§ WRITTEN REQUEST
Please retype the data in full and exactly; the pictures are not part of the copy.

§ PROVIDED DATA
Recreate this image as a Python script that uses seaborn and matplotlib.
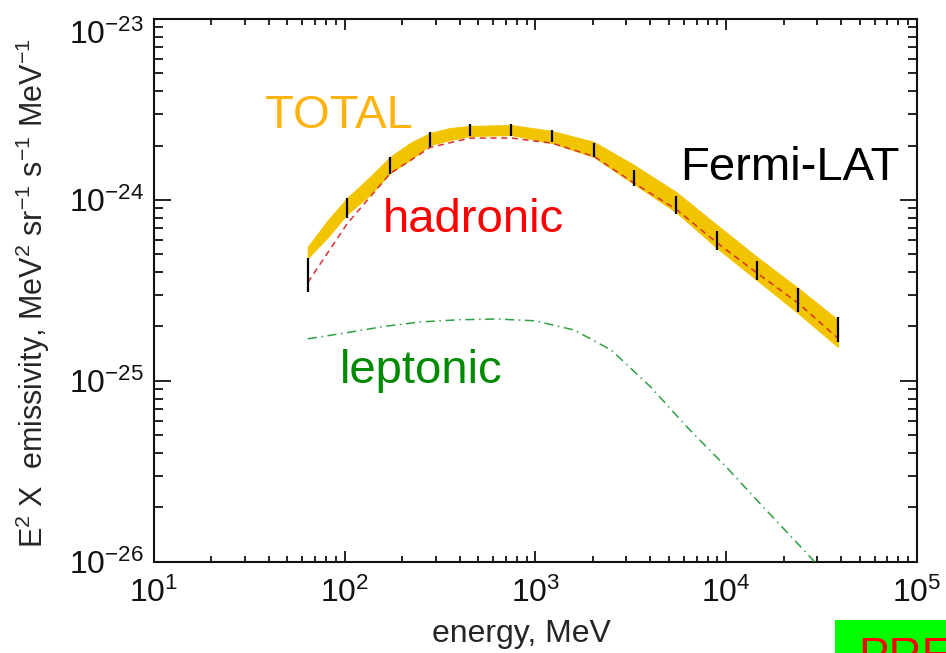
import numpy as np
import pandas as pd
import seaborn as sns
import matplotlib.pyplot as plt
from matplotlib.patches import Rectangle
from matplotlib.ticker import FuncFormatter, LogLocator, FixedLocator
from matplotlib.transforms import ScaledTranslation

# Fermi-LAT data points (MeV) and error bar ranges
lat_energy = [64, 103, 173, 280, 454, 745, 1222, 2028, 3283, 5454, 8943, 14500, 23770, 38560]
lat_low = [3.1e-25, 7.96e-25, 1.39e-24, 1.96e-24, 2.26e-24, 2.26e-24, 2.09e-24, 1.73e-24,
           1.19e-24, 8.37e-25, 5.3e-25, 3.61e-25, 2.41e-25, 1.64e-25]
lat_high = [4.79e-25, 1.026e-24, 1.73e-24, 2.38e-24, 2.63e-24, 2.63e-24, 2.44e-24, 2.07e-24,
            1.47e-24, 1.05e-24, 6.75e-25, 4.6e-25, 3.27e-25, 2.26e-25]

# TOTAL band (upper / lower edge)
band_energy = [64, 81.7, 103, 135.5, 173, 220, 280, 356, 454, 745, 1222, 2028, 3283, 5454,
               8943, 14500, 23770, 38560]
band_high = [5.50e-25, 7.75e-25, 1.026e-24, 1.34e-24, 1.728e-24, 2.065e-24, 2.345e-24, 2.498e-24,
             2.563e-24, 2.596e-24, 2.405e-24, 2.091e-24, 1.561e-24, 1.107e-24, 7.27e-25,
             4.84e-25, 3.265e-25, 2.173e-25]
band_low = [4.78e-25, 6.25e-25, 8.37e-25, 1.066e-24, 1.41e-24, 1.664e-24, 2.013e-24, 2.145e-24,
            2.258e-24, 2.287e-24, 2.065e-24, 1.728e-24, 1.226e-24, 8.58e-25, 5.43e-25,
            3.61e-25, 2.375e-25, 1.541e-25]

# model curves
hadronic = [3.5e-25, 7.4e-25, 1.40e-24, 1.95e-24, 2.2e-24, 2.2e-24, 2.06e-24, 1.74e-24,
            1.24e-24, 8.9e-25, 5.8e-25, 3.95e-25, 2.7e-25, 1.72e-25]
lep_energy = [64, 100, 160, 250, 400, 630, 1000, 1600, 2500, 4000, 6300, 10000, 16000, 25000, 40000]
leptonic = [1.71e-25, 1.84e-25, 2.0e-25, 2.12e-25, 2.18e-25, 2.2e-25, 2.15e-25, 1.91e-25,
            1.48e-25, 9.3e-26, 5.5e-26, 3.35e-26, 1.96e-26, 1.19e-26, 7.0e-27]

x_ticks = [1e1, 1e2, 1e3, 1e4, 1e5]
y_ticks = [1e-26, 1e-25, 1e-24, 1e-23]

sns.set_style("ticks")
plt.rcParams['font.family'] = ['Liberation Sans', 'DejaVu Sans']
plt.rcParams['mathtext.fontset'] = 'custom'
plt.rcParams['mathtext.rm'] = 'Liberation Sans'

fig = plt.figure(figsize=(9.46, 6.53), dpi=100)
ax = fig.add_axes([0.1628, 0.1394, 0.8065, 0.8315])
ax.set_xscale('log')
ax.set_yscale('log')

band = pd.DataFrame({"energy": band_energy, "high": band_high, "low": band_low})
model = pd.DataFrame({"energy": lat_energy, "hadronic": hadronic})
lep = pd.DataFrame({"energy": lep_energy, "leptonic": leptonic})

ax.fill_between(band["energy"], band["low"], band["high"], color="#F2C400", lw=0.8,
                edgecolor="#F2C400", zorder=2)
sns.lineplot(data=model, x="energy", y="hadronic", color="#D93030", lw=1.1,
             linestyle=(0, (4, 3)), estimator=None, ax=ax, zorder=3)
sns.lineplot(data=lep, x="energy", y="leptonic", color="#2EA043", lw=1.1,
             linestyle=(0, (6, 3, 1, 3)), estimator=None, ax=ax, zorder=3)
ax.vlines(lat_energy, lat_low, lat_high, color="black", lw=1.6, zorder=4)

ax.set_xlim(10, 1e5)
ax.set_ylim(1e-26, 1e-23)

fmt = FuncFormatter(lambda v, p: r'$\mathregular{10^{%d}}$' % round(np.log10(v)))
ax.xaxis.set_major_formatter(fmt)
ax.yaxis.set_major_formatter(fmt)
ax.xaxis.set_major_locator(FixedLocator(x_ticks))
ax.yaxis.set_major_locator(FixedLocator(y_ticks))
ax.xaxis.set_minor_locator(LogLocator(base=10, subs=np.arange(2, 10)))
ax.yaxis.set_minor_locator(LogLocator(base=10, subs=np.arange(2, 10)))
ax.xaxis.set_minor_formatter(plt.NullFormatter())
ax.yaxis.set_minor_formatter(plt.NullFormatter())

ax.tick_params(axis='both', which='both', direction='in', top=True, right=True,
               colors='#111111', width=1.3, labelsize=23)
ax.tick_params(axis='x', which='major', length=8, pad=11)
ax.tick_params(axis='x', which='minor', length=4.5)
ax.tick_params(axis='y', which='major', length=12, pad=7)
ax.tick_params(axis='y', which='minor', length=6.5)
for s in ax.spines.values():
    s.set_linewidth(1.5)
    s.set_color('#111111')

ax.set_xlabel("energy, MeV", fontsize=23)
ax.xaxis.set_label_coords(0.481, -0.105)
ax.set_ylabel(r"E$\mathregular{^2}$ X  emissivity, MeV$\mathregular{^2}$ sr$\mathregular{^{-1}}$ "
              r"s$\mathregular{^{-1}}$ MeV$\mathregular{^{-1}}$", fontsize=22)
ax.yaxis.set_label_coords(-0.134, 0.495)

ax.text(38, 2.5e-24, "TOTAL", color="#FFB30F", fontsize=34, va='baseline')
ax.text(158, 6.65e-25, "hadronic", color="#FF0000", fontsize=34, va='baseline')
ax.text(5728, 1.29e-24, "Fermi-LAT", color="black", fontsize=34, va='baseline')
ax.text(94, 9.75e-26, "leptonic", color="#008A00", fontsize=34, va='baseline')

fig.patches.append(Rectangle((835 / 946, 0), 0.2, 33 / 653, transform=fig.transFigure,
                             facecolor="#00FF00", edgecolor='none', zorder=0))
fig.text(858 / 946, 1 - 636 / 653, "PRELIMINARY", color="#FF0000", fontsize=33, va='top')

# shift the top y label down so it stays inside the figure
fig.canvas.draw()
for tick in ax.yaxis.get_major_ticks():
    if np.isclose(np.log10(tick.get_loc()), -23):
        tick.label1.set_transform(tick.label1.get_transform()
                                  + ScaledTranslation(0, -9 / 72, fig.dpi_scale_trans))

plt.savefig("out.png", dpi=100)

§ TASK OUTPUT
Recreate this image as a Python script that uses seaborn and matplotlib.
import numpy as np
import pandas as pd
import seaborn as sns
import matplotlib.pyplot as plt
from matplotlib.patches import Rectangle
from matplotlib.ticker import FuncFormatter, LogLocator, FixedLocator
from matplotlib.transforms import ScaledTranslation

# Fermi-LAT data points (MeV) and error bar ranges
lat_energy = [64, 103, 173, 280, 454, 745, 1222, 2028, 3283, 5454, 8943, 14500, 23770, 38560]
lat_low = [3.1e-25, 7.96e-25, 1.39e-24, 1.96e-24, 2.26e-24, 2.26e-24, 2.09e-24, 1.73e-24,
           1.19e-24, 8.37e-25, 5.3e-25, 3.61e-25, 2.41e-25, 1.64e-25]
lat_high = [4.79e-25, 1.026e-24, 1.73e-24, 2.38e-24, 2.63e-24, 2.63e-24, 2.44e-24, 2.07e-24,
            1.47e-24, 1.05e-24, 6.75e-25, 4.6e-25, 3.27e-25, 2.26e-25]

# TOTAL band (upper / lower edge)
band_energy = [64, 81.7, 103, 135.5, 173, 220, 280, 356, 454, 745, 1222, 2028, 3283, 5454,
               8943, 14500, 23770, 38560]
band_high = [5.50e-25, 7.75e-25, 1.026e-24, 1.34e-24, 1.728e-24, 2.065e-24, 2.345e-24, 2.498e-24,
             2.563e-24, 2.596e-24, 2.405e-24, 2.091e-24, 1.561e-24, 1.107e-24, 7.27e-25,
             4.84e-25, 3.265e-25, 2.173e-25]
band_low = [4.78e-25, 6.25e-25, 8.37e-25, 1.066e-24, 1.41e-24, 1.664e-24, 2.013e-24, 2.145e-24,
            2.258e-24, 2.287e-24, 2.065e-24, 1.728e-24, 1.226e-24, 8.58e-25, 5.43e-25,
            3.61e-25, 2.375e-25, 1.541e-25]

# model curves
hadronic = [3.5e-25, 7.4e-25, 1.40e-24, 1.95e-24, 2.2e-24, 2.2e-24, 2.06e-24, 1.74e-24,
            1.24e-24, 8.9e-25, 5.8e-25, 3.95e-25, 2.7e-25, 1.72e-25]
lep_energy = [64, 100, 160, 250, 400, 630, 1000, 1600, 2500, 4000, 6300, 10000, 16000, 25000, 40000]
leptonic = [1.71e-25, 1.84e-25, 2.0e-25, 2.12e-25, 2.18e-25, 2.2e-25, 2.15e-25, 1.91e-25,
            1.48e-25, 9.3e-26, 5.5e-26, 3.35e-26, 1.96e-26, 1.19e-26, 7.0e-27]

x_ticks = [1e1, 1e2, 1e3, 1e4, 1e5]
y_ticks = [1e-26, 1e-25, 1e-24, 1e-23]

sns.set_style("ticks")
plt.rcParams['font.family'] = ['Liberation Sans', 'DejaVu Sans']
plt.rcParams['mathtext.fontset'] = 'custom'
plt.rcParams['mathtext.rm'] = 'Liberation Sans'

fig = plt.figure(figsize=(9.46, 6.53), dpi=100)
ax = fig.add_axes([0.1628, 0.1394, 0.8065, 0.8315])
ax.set_xscale('log')
ax.set_yscale('log')

band = pd.DataFrame({"energy": band_energy, "high": band_high, "low": band_low})
model = pd.DataFrame({"energy": lat_energy, "hadronic": hadronic})
lep = pd.DataFrame({"energy": lep_energy, "leptonic": leptonic})

ax.fill_between(band["energy"], band["low"], band["high"], color="#F2C400", lw=0.8,
                edgecolor="#F2C400", zorder=2)
sns.lineplot(data=model, x="energy", y="hadronic", color="#D93030", lw=1.1,
             linestyle=(0, (4, 3)), estimator=None, ax=ax, zorder=3)
sns.lineplot(data=lep, x="energy", y="leptonic", color="#2EA043", lw=1.1,
             linestyle=(0, (6, 3, 1, 3)), estimator=None, ax=ax, zorder=3)
ax.vlines(lat_energy, lat_low, lat_high, color="black", lw=1.6, zorder=4)

ax.set_xlim(10, 1e5)
ax.set_ylim(1e-26, 1e-23)

fmt = FuncFormatter(lambda v, p: r'$\mathregular{10^{%d}}$' % round(np.log10(v)))
ax.xaxis.set_major_formatter(fmt)
ax.yaxis.set_major_formatter(fmt)
ax.xaxis.set_major_locator(FixedLocator(x_ticks))
ax.yaxis.set_major_locator(FixedLocator(y_ticks))
ax.xaxis.set_minor_locator(LogLocator(base=10, subs=np.arange(2, 10)))
ax.yaxis.set_minor_locator(LogLocator(base=10, subs=np.arange(2, 10)))
ax.xaxis.set_minor_formatter(plt.NullFormatter())
ax.yaxis.set_minor_formatter(plt.NullFormatter())

ax.tick_params(axis='both', which='both', direction='in', top=True, right=True,
               colors='#111111', width=1.3, labelsize=23)
ax.tick_params(axis='x', which='major', length=8, pad=11)
ax.tick_params(axis='x', which='minor', length=4.5)
ax.tick_params(axis='y', which='major', length=12, pad=7)
ax.tick_params(axis='y', which='minor', length=6.5)
for s in ax.spines.values():
    s.set_linewidth(1.5)
    s.set_color('#111111')

ax.set_xlabel("energy, MeV", fontsize=23)
ax.xaxis.set_label_coords(0.481, -0.105)
ax.set_ylabel(r"E$\mathregular{^2}$ X  emissivity, MeV$\mathregular{^2}$ sr$\mathregular{^{-1}}$ "
              r"s$\mathregular{^{-1}}$ MeV$\mathregular{^{-1}}$", fontsize=22)
ax.yaxis.set_label_coords(-0.134, 0.495)

ax.text(38, 2.5e-24, "TOTAL", color="#FFB30F", fontsize=34, va='baseline')
ax.text(158, 6.65e-25, "hadronic", color="#FF0000", fontsize=34, va='baseline')
ax.text(5728, 1.29e-24, "Fermi-LAT", color="black", fontsize=34, va='baseline')
ax.text(94, 9.75e-26, "leptonic", color="#008A00", fontsize=34, va='baseline')

fig.patches.append(Rectangle((835 / 946, 0), 0.2, 33 / 653, transform=fig.transFigure,
                             facecolor="#00FF00", edgecolor='none', zorder=0))
fig.text(858 / 946, 1 - 636 / 653, "PRELIMINARY", color="#FF0000", fontsize=33, va='top')

# shift the top y label down so it stays inside the figure
fig.canvas.draw()
for tick in ax.yaxis.get_major_ticks():
    if np.isclose(np.log10(tick.get_loc()), -23):
        tick.label1.set_transform(tick.label1.get_transform()
                                  + ScaledTranslation(0, -9 / 72, fig.dpi_scale_trans))

plt.savefig("out.png", dpi=100)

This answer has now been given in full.